NIFTy4 enables the programming of grid and resolution independent algorithms. In particular for signal inference algorithms, where a continuous signal field is to be recovered, this freedom is desirable. This is achieved with an object-oriented infrastructure that comprises, among others, abstract classes for :ref:`Spaces <spaces>`, :ref:`Fields <fields>`, and :ref:`Operators <operators>`. All those are covered in this tutorial.

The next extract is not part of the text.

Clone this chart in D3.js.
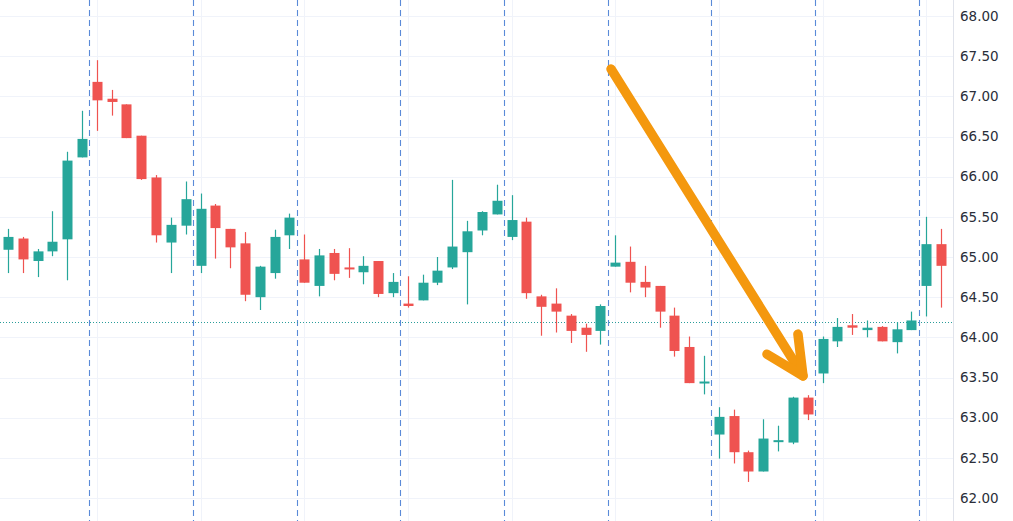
<!DOCTYPE html>
<html>
<head>
<meta charset="utf-8">
<script src="https://cdn.jsdelivr.net/npm/d3@7"></script>
<style>
html,body{margin:0;padding:0;background:#fff;}
svg{display:block;}
</style>
</head>
<body>
<svg id="chart" width="1013" height="521"></svg>
<script>
const opens  = [65.09,65.23,64.95,65.07,65.22,66.24,67.18,66.97,66.90,66.51,65.99,65.18,65.39,64.89,65.64,65.35,65.17,64.50,64.80,65.27,64.97,64.64,65.05,64.87,64.81,64.95,64.55,64.42,64.46,64.68,64.87,65.06,65.33,65.53,65.25,65.44,64.51,64.42,64.27,64.12,64.08,64.88,64.94,64.69,64.64,64.27,63.88,63.43,62.79,63.02,62.57,62.33,62.70,62.69,63.25,63.55,63.95,64.15,64.09,64.13,63.94,64.09,64.64,65.16];
const highs  = [65.35,65.25,65.10,65.57,66.31,66.82,67.45,67.08,66.90,66.51,66.02,65.49,65.94,65.79,65.66,65.35,65.31,64.89,65.34,65.54,65.28,65.10,65.10,65.11,65.01,64.95,64.80,64.76,64.78,65.00,65.96,65.45,65.57,65.90,65.77,65.49,64.53,64.61,64.29,64.17,64.41,65.27,65.13,64.89,64.64,64.37,64.01,63.77,63.13,63.10,62.59,62.98,62.90,63.26,63.28,64.01,64.24,64.29,64.21,64.14,64.19,64.32,65.50,65.35];
const lows   = [64.80,64.80,64.75,65.01,64.71,66.24,66.57,66.76,66.48,65.96,65.18,64.80,65.28,64.80,64.98,64.86,64.45,64.34,64.73,65.10,64.68,64.51,64.71,64.74,64.66,64.50,64.50,64.37,64.46,64.65,64.85,64.41,65.27,65.53,65.21,64.48,64.02,64.06,63.93,63.82,63.91,64.88,64.56,64.50,64.12,63.76,63.43,63.29,62.49,62.43,62.20,62.33,62.58,62.67,62.97,63.43,63.88,64.03,64.00,63.95,63.80,64.09,64.26,64.37];
const closes = [65.25,64.97,65.07,65.19,66.20,66.47,66.95,66.93,66.48,65.97,65.27,65.40,65.72,65.60,65.36,65.12,64.53,64.88,65.25,65.49,64.68,65.02,64.79,64.85,64.89,64.54,64.69,64.39,64.68,64.83,65.13,65.32,65.56,65.70,65.46,64.55,64.38,64.32,64.08,64.03,64.39,64.93,64.68,64.62,64.32,63.83,63.43,63.45,63.01,62.57,62.33,62.74,62.72,63.25,63.04,63.98,64.13,64.12,64.12,63.95,64.10,64.21,65.16,64.89];
const priceTicks = [62,62.5,63,63.5,64,64.5,65,65.5,66,66.5,67,67.5,68];
const sessionStarts = [6,13,20,27,34,41,48,55,62];
const priceLine = 64.19;
// arrow: [bar index, price]
const arrowShaft = [[40.72,67.34],[53.68,63.52]];
const arrowHead  = [[51.25,63.79],[53.68,63.52],[53.34,64.04]];

const W = 1013, H = 521, axisX = 953;
const svg = d3.select("#chart");
const n = opens.length;
const x = d3.scaleLinear().domain([0, n-1]).range([8, 941]);
const y = d3.scaleLinear().domain([62, 68]).range([498, 16]);
const bodyW = 10;
const up = "#26a69a", down = "#ef5350";

// grid
svg.append("g").selectAll("line").data(priceTicks).join("line")
  .attr("x1", 0).attr("x2", axisX)
  .attr("y1", d => Math.round(y(d)) + 0.5).attr("y2", d => Math.round(y(d)) + 0.5)
  .attr("stroke", "#f0f3fa").attr("stroke-width", 1);
svg.append("g").selectAll("line").data(sessionStarts).join("line")
  .attr("x1", d => Math.round(x(d)) + 0.5).attr("x2", d => Math.round(x(d)) + 0.5)
  .attr("y1", 0).attr("y2", H)
  .attr("stroke", "#f0f3fa").attr("stroke-width", 1);

// session separators
svg.append("g").selectAll("line").data(sessionStarts).join("line")
  .attr("x1", d => Math.round(x(d - 0.5)) + 0.5).attr("x2", d => Math.round(x(d - 0.5)) + 0.5)
  .attr("y1", 0).attr("y2", H)
  .attr("stroke", "#5a8ad8").attr("stroke-width", 1.1).attr("stroke-dasharray", "6,4");

// price line
svg.append("line")
  .attr("x1", 0).attr("x2", axisX)
  .attr("y1", Math.round(y(priceLine)) + 0.5).attr("y2", Math.round(y(priceLine)) + 0.5)
  .attr("stroke", "#2a9d9a").attr("stroke-width", 1).attr("stroke-dasharray", "1,2");

// candles
const idx = d3.range(n);
const g = svg.append("g");
g.selectAll("line.wick").data(idx).join("line")
  .attr("class", "wick")
  .attr("x1", i => Math.round(x(i)) + 0.5).attr("x2", i => Math.round(x(i)) + 0.5)
  .attr("y1", i => y(highs[i])).attr("y2", i => y(lows[i]))
  .attr("stroke", i => closes[i] >= opens[i] ? up : down).attr("stroke-width", 1.2);
g.selectAll("rect.body").data(idx).join("rect")
  .attr("class", "body")
  .attr("x", i => Math.round(x(i)) + 0.5 - bodyW / 2)
  .attr("width", bodyW)
  .attr("y", i => y(Math.max(opens[i], closes[i])))
  .attr("height", i => Math.max(2, Math.abs(y(opens[i]) - y(closes[i]))))
  .attr("fill", i => closes[i] >= opens[i] ? up : down);

// arrow
const line = d3.line().x(d => x(d[0])).y(d => y(d[1]));
const ag = svg.append("g").attr("fill", "none").attr("stroke", "#f4980e")
  .attr("stroke-width", 9.5).attr("stroke-linecap", "round").attr("stroke-linejoin", "round");
ag.append("path").attr("d", line(arrowShaft));
ag.append("path").attr("d", line(arrowHead));

// axis
svg.append("rect").attr("x", axisX).attr("y", 0).attr("width", W - axisX).attr("height", H).attr("fill", "#fff");
svg.append("line").attr("x1", axisX + 0.5).attr("x2", axisX + 0.5).attr("y1", 0).attr("y2", H)
  .attr("stroke", "#e0e3eb");
const axis = d3.axisRight(y).tickValues(priceTicks).tickFormat(d3.format(".2f")).tickSize(0).tickPadding(7);
const ax = svg.append("g").attr("transform", `translate(${axisX},0)`).call(axis);
ax.select(".domain").remove();
ax.selectAll("text").attr("font-family", "'DejaVu Sans', sans-serif").attr("font-size", 13.5).attr("fill", "#2a2e39");
</script>
</body>
</html>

You should be able to import NIFTy4 like this after a successful `installation <install.html>`_.
>>> import nifty4 as ift
.. _spaces:
Spaces
......
The very foundation of NIFTy4's framework are spaces, all of which are derived from the :py:class:`DomainObject` class.
A space can be either unstructured or live on a geometrical manifold; the former case is supported by objects of type :py:class:`FieldArray`, while the latter must be derived from :py:class:`Space` (both of which are in turn derived from :py:class:`DomainObject`).
Examples for structured spaces are
- :py:class:`RGSpace` (an equidistant Cartesian grid with a user-definable number of dimensions),
- :py:class:`GLSpace` (a Gauss-Legendre grid on the sphere), and
- :py:class:`LMSpace` (a grid storing spherical harmonic coefficients).
Domains
-------
A field can live on a single space, but it can also live on a product of spaces (or no space at all, in which case it is a scalar).
The set of spaces on which a field lives is a called a _domain_ in NIFTy terminology; it is described by a :py:class:`DomainTuple` object.
.. _fields:
Fields
------
A field object is specified by
- a domain in form of a :py:class:`DomainTuple` object
- a data type (e.g. numpy.float64)
- an array containing the actual values
Fields support arithmetic operations, contractions, etc.